We must speak up for the Roma, the 'forgotten' victims

'If genocide gets no attention, the circumstances that led to it hardly change at all. The same hatred. The same language.'

October 30, 2019 17:59
Margarete Kraus, A Czech Roma who was sent to Auschwitz
3 min read

Never forget’ is something we say about the Shoah, again and again. And, as the genocide of Europe’s Jews passes out of living memory, it is a challenge to all of us born after the war to keep alive the memory of those terrible events.
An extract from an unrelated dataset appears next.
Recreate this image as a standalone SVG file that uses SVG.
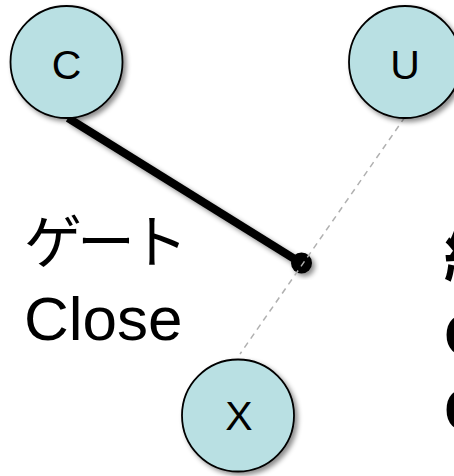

So the title of the Wiener Holocaust Library’s latest exhibition is particularly chilling. Forgotten Victims: The Nazi Genocide of the Roma and Sinti, gives a wealth of information about the murder of as many as 500,000 people, tracing the history of persecution against Roma and Sinti people in Europe from before the war to the present day, and examining reasons why so little attention has been given to their plight.

An estimated 20,000 Roma and Sinti people were murdered at Auschwitz. Others were massacred by Wehrmacht units and death squads or deported to “colonies” where conditions were so brutal that thousands more died. They were raped, murdered, experimented on by “racial scientists”. In Romani, it is known as the Porajmos —“the devouring”.

Since the war, survivors and their communities have struggled to get recognition or compensation. At first, Germany refused to accept that there had been a Roma and Sinti genocide at all, claiming that the killings were carried out for criminal and “asocial” reasons. That word, “asocial”, those accusations of criminality, dog Roma people still.